At the time of writing this blog (2015), “Talk to patients like you talk to your parents” is an assumption I heard a lot from institutional leaders and medical educators while campaigning for clinical communication skills courses in India. This assumption has its roots in the notion of traditional wisdom; you must always respect your elders and talk to them politely. It is assumed by medical educators that as students already practice this notion, they will know how to talk to their patients and colleagues. Therefore, they will not need any additional training in communication skills. This notion, no doubt, is a useful mantra, however it alone falls significantly short when it comes to teaching and learning clinical communication skills.

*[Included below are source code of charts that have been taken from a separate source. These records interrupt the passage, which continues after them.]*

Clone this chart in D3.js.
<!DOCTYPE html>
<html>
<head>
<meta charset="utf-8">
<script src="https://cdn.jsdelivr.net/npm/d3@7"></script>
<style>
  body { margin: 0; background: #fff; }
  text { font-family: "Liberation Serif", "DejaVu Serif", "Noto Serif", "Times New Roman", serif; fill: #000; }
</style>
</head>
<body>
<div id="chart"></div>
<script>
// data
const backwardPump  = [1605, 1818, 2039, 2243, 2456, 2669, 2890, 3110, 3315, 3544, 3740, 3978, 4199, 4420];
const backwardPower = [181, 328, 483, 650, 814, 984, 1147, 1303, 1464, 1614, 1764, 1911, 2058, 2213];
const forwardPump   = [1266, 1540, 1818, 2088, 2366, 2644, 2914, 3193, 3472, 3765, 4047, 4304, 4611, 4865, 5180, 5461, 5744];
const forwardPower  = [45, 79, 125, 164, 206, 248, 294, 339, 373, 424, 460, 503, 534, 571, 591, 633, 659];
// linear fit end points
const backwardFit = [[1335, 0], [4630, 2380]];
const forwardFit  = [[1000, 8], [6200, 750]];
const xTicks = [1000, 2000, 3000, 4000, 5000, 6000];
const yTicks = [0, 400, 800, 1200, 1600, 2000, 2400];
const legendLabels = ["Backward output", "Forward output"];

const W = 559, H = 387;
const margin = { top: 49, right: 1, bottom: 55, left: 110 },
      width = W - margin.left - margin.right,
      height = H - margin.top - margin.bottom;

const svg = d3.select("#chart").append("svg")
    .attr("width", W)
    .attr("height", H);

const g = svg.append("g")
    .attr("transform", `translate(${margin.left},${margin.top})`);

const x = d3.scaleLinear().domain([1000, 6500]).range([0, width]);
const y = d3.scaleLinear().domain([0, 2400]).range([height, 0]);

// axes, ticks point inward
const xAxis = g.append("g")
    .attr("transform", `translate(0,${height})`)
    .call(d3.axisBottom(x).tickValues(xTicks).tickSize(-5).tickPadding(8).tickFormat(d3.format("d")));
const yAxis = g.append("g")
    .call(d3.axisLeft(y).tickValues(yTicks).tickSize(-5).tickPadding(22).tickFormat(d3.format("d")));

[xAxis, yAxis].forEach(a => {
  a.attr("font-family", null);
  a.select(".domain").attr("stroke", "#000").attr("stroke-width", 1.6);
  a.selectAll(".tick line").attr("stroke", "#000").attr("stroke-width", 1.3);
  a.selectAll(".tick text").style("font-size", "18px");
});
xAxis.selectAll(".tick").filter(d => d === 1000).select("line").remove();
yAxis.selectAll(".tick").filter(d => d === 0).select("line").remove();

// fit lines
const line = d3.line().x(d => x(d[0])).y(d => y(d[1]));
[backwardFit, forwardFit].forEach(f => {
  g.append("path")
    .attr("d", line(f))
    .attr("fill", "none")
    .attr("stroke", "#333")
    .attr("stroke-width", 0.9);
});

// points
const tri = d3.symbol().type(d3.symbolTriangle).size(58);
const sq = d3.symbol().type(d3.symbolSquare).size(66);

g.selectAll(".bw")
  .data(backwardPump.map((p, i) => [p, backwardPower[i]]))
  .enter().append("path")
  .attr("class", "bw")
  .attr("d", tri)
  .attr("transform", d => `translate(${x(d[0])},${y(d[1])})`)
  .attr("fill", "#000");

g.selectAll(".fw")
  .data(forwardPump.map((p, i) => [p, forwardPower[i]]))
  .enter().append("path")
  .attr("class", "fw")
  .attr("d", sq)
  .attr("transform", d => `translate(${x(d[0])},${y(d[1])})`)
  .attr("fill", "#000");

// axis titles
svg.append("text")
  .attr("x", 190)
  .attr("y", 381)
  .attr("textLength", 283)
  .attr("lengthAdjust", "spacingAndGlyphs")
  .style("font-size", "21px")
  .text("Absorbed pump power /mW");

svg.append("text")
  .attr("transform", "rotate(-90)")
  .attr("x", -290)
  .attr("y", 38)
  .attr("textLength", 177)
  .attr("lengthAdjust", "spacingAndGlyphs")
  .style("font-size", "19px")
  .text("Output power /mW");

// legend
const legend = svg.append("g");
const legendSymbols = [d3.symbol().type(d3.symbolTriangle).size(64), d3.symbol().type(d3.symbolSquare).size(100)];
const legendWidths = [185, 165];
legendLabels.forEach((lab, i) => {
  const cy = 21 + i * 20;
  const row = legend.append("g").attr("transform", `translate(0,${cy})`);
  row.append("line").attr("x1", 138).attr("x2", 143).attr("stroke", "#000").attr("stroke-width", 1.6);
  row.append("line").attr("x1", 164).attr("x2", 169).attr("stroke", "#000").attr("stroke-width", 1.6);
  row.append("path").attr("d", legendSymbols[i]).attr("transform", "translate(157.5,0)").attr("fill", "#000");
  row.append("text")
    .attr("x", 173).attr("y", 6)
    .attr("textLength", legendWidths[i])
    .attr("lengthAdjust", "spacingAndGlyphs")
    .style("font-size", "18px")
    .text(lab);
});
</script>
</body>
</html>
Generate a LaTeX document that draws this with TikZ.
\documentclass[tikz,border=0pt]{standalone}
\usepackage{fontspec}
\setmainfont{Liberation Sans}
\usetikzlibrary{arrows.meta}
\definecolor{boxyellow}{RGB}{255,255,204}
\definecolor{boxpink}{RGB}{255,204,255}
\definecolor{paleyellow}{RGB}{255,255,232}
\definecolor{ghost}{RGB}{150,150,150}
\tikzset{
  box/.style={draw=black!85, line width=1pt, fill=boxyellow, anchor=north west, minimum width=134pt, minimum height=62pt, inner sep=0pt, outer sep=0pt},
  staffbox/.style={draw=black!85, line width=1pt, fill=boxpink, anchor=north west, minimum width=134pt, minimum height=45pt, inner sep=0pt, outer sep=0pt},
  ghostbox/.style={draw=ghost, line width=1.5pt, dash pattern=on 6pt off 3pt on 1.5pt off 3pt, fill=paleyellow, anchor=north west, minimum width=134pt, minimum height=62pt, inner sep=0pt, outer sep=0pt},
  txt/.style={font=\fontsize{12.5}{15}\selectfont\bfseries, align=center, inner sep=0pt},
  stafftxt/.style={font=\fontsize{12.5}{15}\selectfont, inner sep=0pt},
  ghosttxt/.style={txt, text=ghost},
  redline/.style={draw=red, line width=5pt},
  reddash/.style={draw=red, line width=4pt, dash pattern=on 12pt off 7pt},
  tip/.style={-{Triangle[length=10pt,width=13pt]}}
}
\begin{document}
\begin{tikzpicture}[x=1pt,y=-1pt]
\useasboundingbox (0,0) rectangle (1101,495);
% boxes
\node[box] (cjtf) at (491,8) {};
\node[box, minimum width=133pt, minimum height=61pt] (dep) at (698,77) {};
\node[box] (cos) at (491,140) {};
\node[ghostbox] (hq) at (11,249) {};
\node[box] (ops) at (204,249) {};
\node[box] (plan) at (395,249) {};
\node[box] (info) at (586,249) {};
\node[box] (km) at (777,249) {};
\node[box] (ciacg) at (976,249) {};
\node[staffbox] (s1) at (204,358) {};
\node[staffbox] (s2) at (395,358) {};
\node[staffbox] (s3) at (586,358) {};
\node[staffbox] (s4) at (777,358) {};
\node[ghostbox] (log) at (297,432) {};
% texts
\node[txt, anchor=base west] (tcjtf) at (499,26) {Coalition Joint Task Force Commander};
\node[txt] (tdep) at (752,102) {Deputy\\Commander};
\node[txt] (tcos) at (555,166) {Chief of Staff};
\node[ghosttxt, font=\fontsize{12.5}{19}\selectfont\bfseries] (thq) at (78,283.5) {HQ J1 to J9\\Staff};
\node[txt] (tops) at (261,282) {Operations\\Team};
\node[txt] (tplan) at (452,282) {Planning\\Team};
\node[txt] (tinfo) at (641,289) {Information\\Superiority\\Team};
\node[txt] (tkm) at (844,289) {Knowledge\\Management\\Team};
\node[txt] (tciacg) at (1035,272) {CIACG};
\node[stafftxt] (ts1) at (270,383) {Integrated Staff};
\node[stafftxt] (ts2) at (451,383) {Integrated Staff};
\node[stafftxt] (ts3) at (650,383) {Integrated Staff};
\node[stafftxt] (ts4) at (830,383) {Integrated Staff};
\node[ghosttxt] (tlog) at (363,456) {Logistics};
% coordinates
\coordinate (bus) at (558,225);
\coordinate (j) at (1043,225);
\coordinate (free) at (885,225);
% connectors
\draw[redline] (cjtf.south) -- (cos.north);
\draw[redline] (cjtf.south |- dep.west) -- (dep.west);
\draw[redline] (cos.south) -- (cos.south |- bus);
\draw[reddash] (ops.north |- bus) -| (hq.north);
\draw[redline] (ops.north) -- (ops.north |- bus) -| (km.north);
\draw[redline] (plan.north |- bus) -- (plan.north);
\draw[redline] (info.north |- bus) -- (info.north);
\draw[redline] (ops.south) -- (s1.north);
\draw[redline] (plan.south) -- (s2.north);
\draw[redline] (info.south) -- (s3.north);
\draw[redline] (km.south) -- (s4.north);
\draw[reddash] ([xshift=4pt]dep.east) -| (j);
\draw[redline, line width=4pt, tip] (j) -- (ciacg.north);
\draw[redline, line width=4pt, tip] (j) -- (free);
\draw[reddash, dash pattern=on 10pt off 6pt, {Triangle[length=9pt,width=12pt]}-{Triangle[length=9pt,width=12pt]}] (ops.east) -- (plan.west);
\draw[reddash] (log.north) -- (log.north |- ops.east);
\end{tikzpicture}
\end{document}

Why does it fall short? Here are some of the reasons:

  • It makes the complex skill such as clinical communication simpler to achieve. In the system where apprenticeship and role modelling dominate statements like these from leaders/medical educators may have negative impact on new professionals.

  • There is a danger that young doctors or doctors in training may not appreciate it as a key ‘professional skill’. There is a risk that they might assume that they don’t need to learn it as they know how to talk to parents (elders).

  • It doesn’t offer any detail on the content and process of achieving communication skills

  • We all vary in how we talk to parents and if not careful those who are extremely polite might find it hard to air their views in team meetings. There is also risk that those who don’t speak to parents or elders politely might continue the same behaviour which might have dire consequences on doctor- patient and inter-professional relationships

  • It also assumes that everybody has parents and generalises that everybody talks to them politely

As we are (and hope you are) fundamentally serious about teaching and learning clinical communication skills in the right way, we must go beyond such assumptions and take the following steps. First, we should start being “critical” and challenge these ‘deeply embedded’ and ‘self-confirming’ assumptions. Second, teaching and learning communication skills require focused training, mentoring/coaching by experts in medical education.